- 著者
-
田中 敏嗣
若林 芳樹
- 出版者
- 地理科学学会
- 雑誌
- 地理科学 (ISSN:02864886)
- 巻号頁・発行日
- vol.40, no.3, pp.154-167, 1985-10
- 被引用文献数
-
2
This paper examines the properties of cognitive space through employing median instead of mean as a measure of central tendency for the data of cognitive distance and direction. The data used in this study were collected through the questionnaires concerning the cognitive distances and directions, estimated by 212 students of Hiroshirma University, from the front gate of the university to the nine places selected within the city. In that survey, cognitive distances and directions were obtained through the 'statement in words method' and the 'sketch map method', respectively.
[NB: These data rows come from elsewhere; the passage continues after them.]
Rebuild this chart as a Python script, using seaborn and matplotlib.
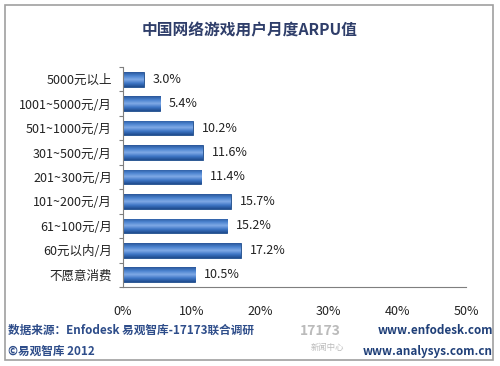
import matplotlib
matplotlib.use("Agg")
import matplotlib.pyplot as plt
import seaborn as sns
import pandas as pd
import numpy as np
from matplotlib.patches import Rectangle
from matplotlib.colors import LinearSegmentedColormap

categories = ["5000元以上", "1001~5000元/月", "501~1000元/月", "301~500元/月",
              "201~300元/月", "101~200元/月", "61~100元/月", "60元以内/月", "不愿意消费"]
values = [3.0, 5.4, 10.2, 11.6, 11.4, 15.7, 15.2, 17.2, 10.5]
xticks = [0, 10, 20, 30, 40, 50]
xtick_labels = ["0%", "10%", "20%", "30%", "40%", "50%"]
title = "中国网络游戏用户月度ARPU值"

sns.set_theme(style="white")
plt.rcParams['font.family'] = ['Noto Sans CJK SC', 'DejaVu Sans']

df = pd.DataFrame({"cat": categories, "val": values})

fig = plt.figure(figsize=(5, 3.66), dpi=100)
fig.patch.set_facecolor("white")
ax = fig.add_axes([0.246, 0.216, 0.686, 0.601])

sns.barplot(data=df, x="val", y="cat", order=categories, color="#3A72C0",
            saturation=1, width=0.6, edgecolor="#1E4C8A", linewidth=0.6, ax=ax)

ylim = ax.get_ylim()
cmap = LinearSegmentedColormap.from_list(
    "cyl", ["#2A5699", "#4A82CF", "#80AAE6", "#3E76C6", "#1F4C8E"])
grad = np.linspace(0, 1, 64).reshape(-1, 1)
for p in list(ax.patches):
    x0, y0, w, h = p.get_x(), p.get_y(), p.get_width(), p.get_height()
    im = ax.imshow(grad, cmap=cmap, aspect="auto", origin="upper",
                   extent=(x0, x0 + w, y0 + h, y0), zorder=p.get_zorder() + 0.1)
    im.set_clip_path(p)
ax.set_ylim(ylim)

for p, v in zip(ax.patches, values):
    y = p.get_y() + p.get_height() / 2
    ax.text(p.get_width() + 1.3, y, f"{v:.1f}%", va="center", ha="left",
            fontsize=9, color="#222222")

ax.set_xlim(0, 50)
ax.set_xticks(xticks)
ax.set_xticklabels(xtick_labels, fontsize=9, color="#222222")
ax.set_yticks(np.arange(len(categories) + 1) - 0.5, minor=True)
ax.tick_params(axis="x", direction="in", length=4, pad=13, color="#7F7F7F", width=0.8)
ax.tick_params(axis="y", which="major", length=0, pad=8, labelsize=9, labelcolor="#222222")
ax.tick_params(axis="y", which="minor", direction="out", length=3, color="#7F7F7F", width=0.8, left=True)
ax.set_xlabel("")
ax.set_ylabel("")
for s in ["top", "right"]:
    ax.spines[s].set_visible(False)
for s in ["left", "bottom"]:
    ax.spines[s].set_color("#7F7F7F")
    ax.spines[s].set_linewidth(0.8)

fig.text(0.5, 0.918, title, ha="center", va="center", fontsize=11.3,
         fontweight="bold", color="#2F3E6A")
fig.text(0.016, 0.098, "数据来源：Enfodesk 易观智库-17173联合调研", ha="left", va="center",
         fontsize=8.4, fontweight="bold", color="#2E4D8A")
fig.text(0.016, 0.040, "©易观智库 2012", ha="left", va="center",
         fontsize=8.4, fontweight="bold", color="#2E4D8A")
fig.text(0.986, 0.098, "www.enfodesk.com", ha="right", va="center",
         fontsize=8.4, fontweight="bold", color="#1F3F78")
fig.text(0.986, 0.040, "www.analysys.com.cn", ha="right", va="center",
         fontsize=8.4, fontweight="bold", color="#1F3F78")
fig.text(0.64, 0.095, "17173", ha="center", va="center", fontsize=10,
         fontweight="bold", color="#BBBBBB", style="italic")
fig.text(0.655, 0.05, "新闻中心", ha="center", va="center", fontsize=6,
         color="#BBBBBB")

fig.patches.append(Rectangle((0.010, 0.016), 0.976, 0.970, transform=fig.transFigure,
                             fill=False, edgecolor="#A0A0A0", linewidth=1.2))

fig.savefig("out.png", dpi=100)
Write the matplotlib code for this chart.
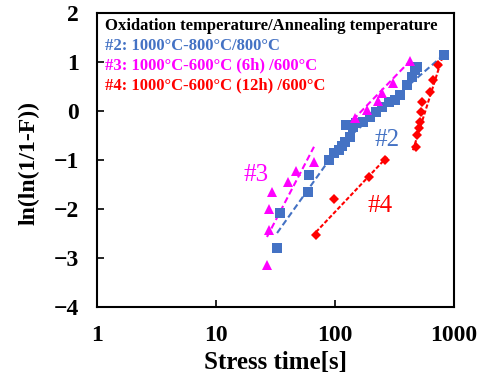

The results obtained are as follows: 1. The proposition that intra-urban cognitive distance is generally overestimated is not supported when median is employed, while it is supported in case of mean. 2. In Hiroshima city where the built-up area is divided by six river channels, the overestimation of cognitive distance increase with the number of bridges in the route. 3. The cognitive directions deviate 10 or 20 degrees counterclockwise from the true directions, due to the clockwise deviations of river channels running across the city from the north-south line. 4. There are significant relationships between the cognitive distance and subject-centered factors, such as sex, the attitude toward space, duration of residence, although no significant relationships are detected between the cognitive direction and such factors. 5. In the spatial configuration of sampled places constructed from the cognitive distances and directions, the relative locations of places coincide with the objective ones, though variation is appeared between the groupes of respondents classified by similarity of cognition. It is thus clarified that mean is not suitable measure of central tendency for the skewed data concerning cognitive distance and direction. And that, deviations of cognitive directions from the true ones suggest that simplification of spatial information affects the process of spatial cognition.